What this task involves ->
Your task is to quote, unchanged, only the lines from the one with "Emit a Python" through the one with "10.2, 7.8, 6.0, 4.5, 3.8, 3.4, 2.7, 2.1]", both ends included.

— start of Supplied material —

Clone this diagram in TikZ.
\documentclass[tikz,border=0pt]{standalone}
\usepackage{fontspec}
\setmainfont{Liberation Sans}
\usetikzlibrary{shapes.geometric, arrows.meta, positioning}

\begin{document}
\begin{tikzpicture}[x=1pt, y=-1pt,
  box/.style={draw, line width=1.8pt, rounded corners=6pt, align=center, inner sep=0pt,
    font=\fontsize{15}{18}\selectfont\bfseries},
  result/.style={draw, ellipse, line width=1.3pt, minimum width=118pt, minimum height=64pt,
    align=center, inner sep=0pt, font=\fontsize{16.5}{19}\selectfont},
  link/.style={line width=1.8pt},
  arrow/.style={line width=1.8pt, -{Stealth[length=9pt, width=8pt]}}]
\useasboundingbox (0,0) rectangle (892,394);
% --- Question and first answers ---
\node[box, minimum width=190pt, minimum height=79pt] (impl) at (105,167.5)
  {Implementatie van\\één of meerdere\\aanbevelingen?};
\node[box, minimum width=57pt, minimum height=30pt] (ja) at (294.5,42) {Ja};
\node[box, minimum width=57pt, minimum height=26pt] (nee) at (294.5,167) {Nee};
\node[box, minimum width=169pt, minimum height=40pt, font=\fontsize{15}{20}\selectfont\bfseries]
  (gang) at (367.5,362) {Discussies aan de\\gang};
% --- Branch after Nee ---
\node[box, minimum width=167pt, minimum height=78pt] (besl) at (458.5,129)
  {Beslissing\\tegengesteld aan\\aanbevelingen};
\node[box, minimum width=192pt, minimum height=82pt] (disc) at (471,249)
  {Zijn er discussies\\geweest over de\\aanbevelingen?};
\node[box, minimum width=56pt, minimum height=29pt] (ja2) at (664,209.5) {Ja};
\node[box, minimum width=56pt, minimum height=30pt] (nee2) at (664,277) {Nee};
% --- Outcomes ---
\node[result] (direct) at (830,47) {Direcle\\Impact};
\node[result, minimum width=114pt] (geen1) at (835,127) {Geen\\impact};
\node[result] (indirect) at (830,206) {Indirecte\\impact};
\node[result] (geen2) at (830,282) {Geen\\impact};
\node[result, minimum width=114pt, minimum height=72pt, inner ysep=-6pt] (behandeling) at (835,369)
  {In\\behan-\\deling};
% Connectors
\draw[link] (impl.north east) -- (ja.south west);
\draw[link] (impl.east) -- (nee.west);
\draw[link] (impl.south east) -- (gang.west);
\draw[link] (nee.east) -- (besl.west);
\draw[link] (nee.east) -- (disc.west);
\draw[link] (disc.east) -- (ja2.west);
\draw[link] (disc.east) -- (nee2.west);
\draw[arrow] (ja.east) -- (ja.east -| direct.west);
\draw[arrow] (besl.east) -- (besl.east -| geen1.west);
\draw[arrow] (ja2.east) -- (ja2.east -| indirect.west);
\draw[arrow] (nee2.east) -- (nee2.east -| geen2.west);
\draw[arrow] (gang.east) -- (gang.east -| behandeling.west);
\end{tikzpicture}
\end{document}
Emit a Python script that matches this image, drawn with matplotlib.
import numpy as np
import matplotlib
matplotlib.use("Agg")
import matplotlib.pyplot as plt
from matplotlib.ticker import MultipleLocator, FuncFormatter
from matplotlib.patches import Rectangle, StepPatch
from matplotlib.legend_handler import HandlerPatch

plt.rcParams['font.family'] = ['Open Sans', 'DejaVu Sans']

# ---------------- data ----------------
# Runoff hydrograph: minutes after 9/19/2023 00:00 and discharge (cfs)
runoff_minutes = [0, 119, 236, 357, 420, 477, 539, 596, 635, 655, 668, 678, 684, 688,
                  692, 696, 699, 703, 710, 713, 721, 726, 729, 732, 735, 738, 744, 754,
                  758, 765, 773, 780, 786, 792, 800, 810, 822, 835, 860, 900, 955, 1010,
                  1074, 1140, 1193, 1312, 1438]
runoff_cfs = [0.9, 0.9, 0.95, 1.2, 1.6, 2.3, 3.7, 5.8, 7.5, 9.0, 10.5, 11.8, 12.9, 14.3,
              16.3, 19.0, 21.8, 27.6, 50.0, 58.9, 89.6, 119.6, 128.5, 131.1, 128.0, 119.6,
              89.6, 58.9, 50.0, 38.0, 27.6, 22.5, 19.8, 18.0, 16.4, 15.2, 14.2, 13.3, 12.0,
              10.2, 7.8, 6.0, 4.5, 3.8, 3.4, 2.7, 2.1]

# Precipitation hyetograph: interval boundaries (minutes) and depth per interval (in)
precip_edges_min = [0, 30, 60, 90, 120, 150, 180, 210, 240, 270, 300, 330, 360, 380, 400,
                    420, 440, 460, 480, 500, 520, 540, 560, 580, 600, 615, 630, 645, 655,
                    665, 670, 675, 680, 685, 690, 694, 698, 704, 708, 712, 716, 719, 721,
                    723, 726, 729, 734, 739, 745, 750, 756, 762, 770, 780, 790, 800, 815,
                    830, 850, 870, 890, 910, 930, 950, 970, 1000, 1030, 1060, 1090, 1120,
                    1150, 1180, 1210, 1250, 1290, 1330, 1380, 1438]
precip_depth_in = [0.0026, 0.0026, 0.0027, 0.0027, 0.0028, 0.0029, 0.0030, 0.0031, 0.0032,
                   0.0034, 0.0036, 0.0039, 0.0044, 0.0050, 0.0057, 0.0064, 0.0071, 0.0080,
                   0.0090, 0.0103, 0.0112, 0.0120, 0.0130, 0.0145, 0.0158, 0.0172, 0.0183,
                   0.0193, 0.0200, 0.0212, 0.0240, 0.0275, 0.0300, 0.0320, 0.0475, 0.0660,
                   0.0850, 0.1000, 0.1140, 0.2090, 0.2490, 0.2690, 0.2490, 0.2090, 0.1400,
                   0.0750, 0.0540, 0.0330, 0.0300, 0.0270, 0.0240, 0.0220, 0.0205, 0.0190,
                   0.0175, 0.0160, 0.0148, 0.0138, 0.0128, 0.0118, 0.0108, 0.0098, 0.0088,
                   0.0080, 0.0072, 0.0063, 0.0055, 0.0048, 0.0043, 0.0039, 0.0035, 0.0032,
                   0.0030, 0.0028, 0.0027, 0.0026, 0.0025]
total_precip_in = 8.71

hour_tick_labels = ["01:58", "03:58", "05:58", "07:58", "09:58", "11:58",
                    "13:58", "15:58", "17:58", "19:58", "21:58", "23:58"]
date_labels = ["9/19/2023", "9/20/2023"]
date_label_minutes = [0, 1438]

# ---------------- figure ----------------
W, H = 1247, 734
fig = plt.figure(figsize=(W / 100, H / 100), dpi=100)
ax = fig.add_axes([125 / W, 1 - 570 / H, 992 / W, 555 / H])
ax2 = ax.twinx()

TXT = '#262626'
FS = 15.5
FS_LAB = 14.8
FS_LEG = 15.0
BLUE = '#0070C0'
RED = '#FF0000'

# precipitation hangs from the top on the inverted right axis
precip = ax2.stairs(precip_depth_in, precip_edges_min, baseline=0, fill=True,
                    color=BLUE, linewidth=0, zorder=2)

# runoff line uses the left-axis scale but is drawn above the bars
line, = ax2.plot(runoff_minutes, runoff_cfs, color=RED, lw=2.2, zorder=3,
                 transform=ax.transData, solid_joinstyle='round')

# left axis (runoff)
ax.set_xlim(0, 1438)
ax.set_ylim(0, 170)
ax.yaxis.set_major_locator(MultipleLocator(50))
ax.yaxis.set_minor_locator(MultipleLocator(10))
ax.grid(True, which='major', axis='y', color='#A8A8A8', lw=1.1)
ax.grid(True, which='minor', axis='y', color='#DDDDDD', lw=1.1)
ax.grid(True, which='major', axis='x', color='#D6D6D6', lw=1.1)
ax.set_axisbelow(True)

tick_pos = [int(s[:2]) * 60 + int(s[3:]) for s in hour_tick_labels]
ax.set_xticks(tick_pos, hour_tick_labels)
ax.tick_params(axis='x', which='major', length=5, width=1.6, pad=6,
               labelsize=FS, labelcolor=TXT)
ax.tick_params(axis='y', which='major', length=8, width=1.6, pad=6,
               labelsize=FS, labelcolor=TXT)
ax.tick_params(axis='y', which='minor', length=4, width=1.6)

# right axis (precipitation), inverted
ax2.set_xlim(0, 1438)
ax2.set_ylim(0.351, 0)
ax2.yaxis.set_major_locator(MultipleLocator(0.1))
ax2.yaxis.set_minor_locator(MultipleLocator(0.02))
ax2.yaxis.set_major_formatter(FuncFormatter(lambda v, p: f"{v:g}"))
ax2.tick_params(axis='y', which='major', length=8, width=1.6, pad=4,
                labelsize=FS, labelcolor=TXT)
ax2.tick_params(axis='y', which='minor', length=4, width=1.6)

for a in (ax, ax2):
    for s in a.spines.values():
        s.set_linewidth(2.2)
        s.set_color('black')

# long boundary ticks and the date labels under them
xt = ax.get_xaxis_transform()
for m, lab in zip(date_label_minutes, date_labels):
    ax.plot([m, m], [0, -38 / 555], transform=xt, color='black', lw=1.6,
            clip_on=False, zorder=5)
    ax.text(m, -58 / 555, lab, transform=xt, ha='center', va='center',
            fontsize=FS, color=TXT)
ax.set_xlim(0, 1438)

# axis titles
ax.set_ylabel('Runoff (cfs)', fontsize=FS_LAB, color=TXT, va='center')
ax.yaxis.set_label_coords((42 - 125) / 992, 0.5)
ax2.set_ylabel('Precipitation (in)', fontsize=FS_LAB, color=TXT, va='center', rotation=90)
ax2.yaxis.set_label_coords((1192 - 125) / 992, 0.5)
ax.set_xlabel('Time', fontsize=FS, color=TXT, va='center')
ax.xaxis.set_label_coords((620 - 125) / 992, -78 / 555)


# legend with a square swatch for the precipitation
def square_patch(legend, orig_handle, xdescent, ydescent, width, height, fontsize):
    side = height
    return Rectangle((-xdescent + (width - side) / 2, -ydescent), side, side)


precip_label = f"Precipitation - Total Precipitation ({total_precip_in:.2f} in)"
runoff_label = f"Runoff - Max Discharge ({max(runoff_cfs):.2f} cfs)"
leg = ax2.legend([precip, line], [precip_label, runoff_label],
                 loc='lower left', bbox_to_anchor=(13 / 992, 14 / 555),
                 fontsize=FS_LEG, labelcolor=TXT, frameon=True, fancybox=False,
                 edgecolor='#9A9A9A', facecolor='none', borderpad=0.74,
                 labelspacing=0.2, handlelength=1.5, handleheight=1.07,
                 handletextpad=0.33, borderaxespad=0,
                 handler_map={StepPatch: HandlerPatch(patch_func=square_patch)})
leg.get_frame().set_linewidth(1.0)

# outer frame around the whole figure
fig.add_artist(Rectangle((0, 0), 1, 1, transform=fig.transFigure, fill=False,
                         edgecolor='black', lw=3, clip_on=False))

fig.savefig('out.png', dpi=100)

— end of Supplied material —

The response ->
Emit a Python script that matches this image, drawn with matplotlib.
import numpy as np
import matplotlib
matplotlib.use("Agg")
import matplotlib.pyplot as plt
from matplotlib.ticker import MultipleLocator, FuncFormatter
from matplotlib.patches import Rectangle, StepPatch
from matplotlib.legend_handler import HandlerPatch

plt.rcParams['font.family'] = ['Open Sans', 'DejaVu Sans']

# ---------------- data ----------------
# Runoff hydrograph: minutes after 9/19/2023 00:00 and discharge (cfs)
runoff_minutes = [0, 119, 236, 357, 420, 477, 539, 596, 635, 655, 668, 678, 684, 688,
                  692, 696, 699, 703, 710, 713, 721, 726, 729, 732, 735, 738, 744, 754,
                  758, 765, 773, 780, 786, 792, 800, 810, 822, 835, 860, 900, 955, 1010,
                  1074, 1140, 1193, 1312, 1438]
runoff_cfs = [0.9, 0.9, 0.95, 1.2, 1.6, 2.3, 3.7, 5.8, 7.5, 9.0, 10.5, 11.8, 12.9, 14.3,
              16.3, 19.0, 21.8, 27.6, 50.0, 58.9, 89.6, 119.6, 128.5, 131.1, 128.0, 119.6,
              89.6, 58.9, 50.0, 38.0, 27.6, 22.5, 19.8, 18.0, 16.4, 15.2, 14.2, 13.3, 12.0,
              10.2, 7.8, 6.0, 4.5, 3.8, 3.4, 2.7, 2.1]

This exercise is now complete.